Yaz mevsimi geldiğinde hepimizin yüreğini yakan o görüntüler tekrar düşüyor ekranlara: Alevler içinde bir orman, kaçışan hayvanlar, gökyüzüne yükselen siyah dumanlar… Her yıl, binlerce hektar ormanımızı göz göre göre kaybediyoruz. Oysa ormanlar sadece ağaçtan ibaret değil; onlar bizim nefesimiz, suyumuz, toprağımız… Kısacası hayatımız.
Ormanlar, doğanın sessiz kahramanlarıdır. Temiz hava üretirler, su döngüsünü dengelerler, toprağı erozyona karşı korurlar ve sayısız canlıya yuva olurlar. Onlar olmadan ne doğa kalır, ne de biz. Bu nedenle ormanları korumak, sadece çevrecilerin ya da devletin değil, hepimizin ortak görevidir.
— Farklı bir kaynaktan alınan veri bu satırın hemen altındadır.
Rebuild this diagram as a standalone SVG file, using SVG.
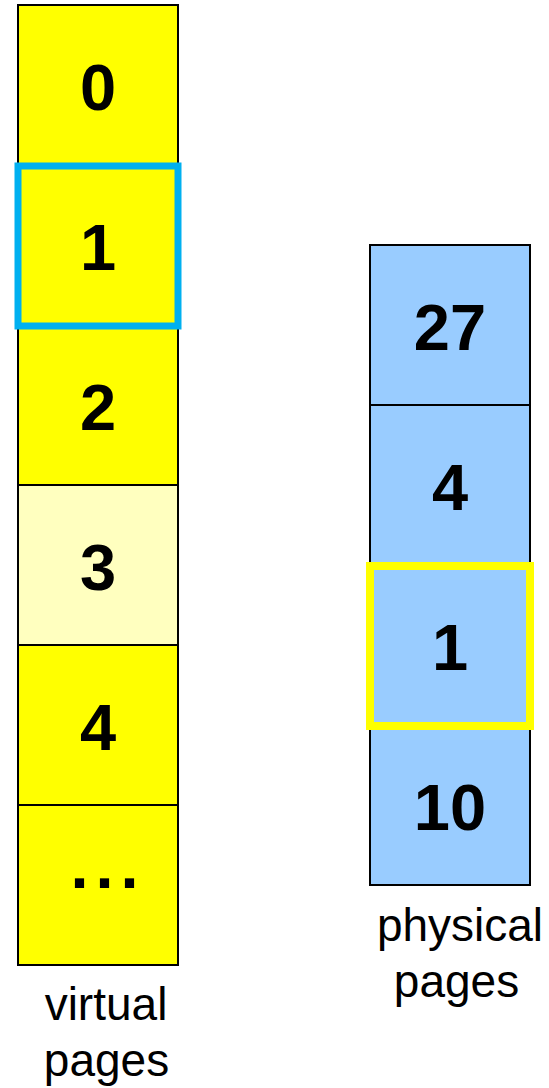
<svg xmlns="http://www.w3.org/2000/svg" width="549" height="1088" viewBox="0 0 549 1088">
<style>
.box{stroke:#000;stroke-width:2}
.v{fill:#FFFF00}
.vl{fill:#FFFFBF}
.p{fill:#99CCFF}
.num{font-family:"Liberation Sans",Arial,sans-serif;font-weight:bold;font-size:65px;fill:#000;text-anchor:middle}
.lbl{font-family:"Liberation Sans",Arial,sans-serif;font-size:46px;fill:#000;text-anchor:middle}
.hl{fill:none}
</style>
<rect width="549" height="1088" fill="#fff"/>
<g id="virtual-pages">
<g id="v0"><rect class="box v" x="18" y="5" width="160" height="160"/><text class="num" x="98" y="110">0</text></g>
<g id="v1"><rect class="box v" x="18" y="165" width="160" height="160"/><text class="num" x="98" y="270">1</text></g>
<g id="v2"><rect class="box v" x="18" y="325" width="160" height="160"/><text class="num" x="98" y="430">2</text></g>
<g id="v3"><rect class="box vl" x="18" y="485" width="160" height="160"/><text class="num" x="98" y="590">3</text></g>
<g id="v4"><rect class="box v" x="18" y="645" width="160" height="160"/><text class="num" x="98" y="750">4</text></g>
<g id="v5"><rect class="box v" x="18" y="805" width="160" height="160"/><text class="num" x="70.5" y="888" style="text-anchor:start;letter-spacing:7px">...</text></g>
<rect id="v1-highlight" class="hl" x="18" y="166" width="160" height="160" stroke="#00B0F0" stroke-width="7"/>
<text id="virtual-label" class="lbl"><tspan x="106" y="1020">virtual</tspan><tspan x="106.5" y="1076">pages</tspan></text>
</g>
<g id="physical-pages">
<g id="p27"><rect class="box p" x="370" y="245" width="160" height="160"/><text class="num" x="450" y="350">27</text></g>
<g id="p4"><rect class="box p" x="370" y="405" width="160" height="160"/><text class="num" x="450" y="510">4</text></g>
<g id="p1"><rect class="box p" x="370" y="565" width="160" height="160"/><text class="num" x="450" y="670">1</text></g>
<g id="p10"><rect class="box p" x="370" y="725" width="160" height="160"/><text class="num" x="450" y="830">10</text></g>
<rect id="p1-highlight" class="hl" x="370" y="566" width="160" height="160" stroke="#FFFF00" stroke-width="8"/>
<text id="physical-label" class="lbl"><tspan x="460" y="941">physical</tspan><tspan x="456.5" y="997">pages</tspan></text>
</g>
<g id="connectors"/>
</svg>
Ne yazık ki orman yangınlarının büyük bir kısmı insan eliyle çıkıyor. Bir cam şişe, söndürülmemiş bir sigara, kontrolsüz yakılan bir mangal ateşi… Küçücük bir ihmal, koca bir ormanı yok etmeye yetiyor. Oysa ateşin şakası yok. Ateş sadece ağaçları değil, onların içinde yaşayan binlerce canlının da hayatını alıp götürüyor.
Peygamber Efendimiz’in (s.a.v.) “Kıyamet kopacak olsa bile, elinizde bir fidan varsa onu dikin” hadisi, doğaya ve yeşile verilen değerin en güzel örneğidir. İnancımızda doğaya zarar vermek, büyük bir sorumluluk ve vebal olarak görülür. Bugün bize düşen, bu bilinçle hareket etmektir.
Toplum olarak orman yangınlarını sadece televizyondan izlemekle yetinemeyiz. Öncelikle bilinçlenmeli ve bilinçlendirmeliyiz. Her bireyin, doğada ateş yakarken, piknik yaparken ya da çöp atarken dikkatli olması gerekir. Okullarda, camilerde, medya organlarında yangınlarla mücadele ve doğa sevgisi üzerine sürekli eğitimler verilmelidir.
Çünkü doğaya karşı gösterilen her ihmal, aslında geleceğe karşı işlenmiş bir suçtur.Ve unutmayalım ki, cehaletin başlattığı hiçbir yangını söndürebilecek bir uçak henüz icat edilmedi.
Elbette devletin de üzerine düşen görevler var. Yangınlara sebep olanlara karşı caydırıcı cezaların uygulanması, ormanlık alanlarda sıkı denetimlerin yapılması gerekiyor. Ama yeterli değil. Yerel halkın ve gönüllülerin eğitilerek olası yangınlara erken müdahale etmesi sağlanmalı. Ayrıca teknolojinin yardımıyla yangın riski taşıyan bölgeler önceden belirlenip, önlemler alınmalı.
Termal kameralar, insansız hava araçları ve erken uyarı sistemleri artık bir lüks değil, zorunluluktur.
Yangın sonrası ise “nasıl olsa yandı, bitti” denilmemeli. Yanan alanlar mutlaka tekrar ağaçlandırılmalı. Bu süreç, doğaya uygun türlerle ve bölgenin ekolojik dengesini gözeterek yapılmalı. Ormanlar yeniden nefes almalı, yaşam yeniden filizlenmeli. Ağaçlandırma, yalnızca fidan dikmek değil; umudu ve yaşamı yeniden yeşertmektir.
Unutmayalım, ormanları korumak sadece doğayı değil, kendi geleceğimizi korumaktır. Bugün diktiğimiz bir fidan, yarın çocuğumuza gölge olur. Bugün koruduğumuz bir orman, yarın milletçe nefes aldığımız bir alan olur.
Yazımı Nobel ödüllü bilim insanımız Prof. Dr. Aziz Sancar’ın çok anlamlı bir sözüyle bitirmek istiyorum:
“Yanmayan ağaç değil, yakmayan nesiller yetiştirmeliyiz.”
Bu anlayışı hayatımızın temeline yerleştirdiğimiz gün, doğa da insanlık da yeniden nefes alacak.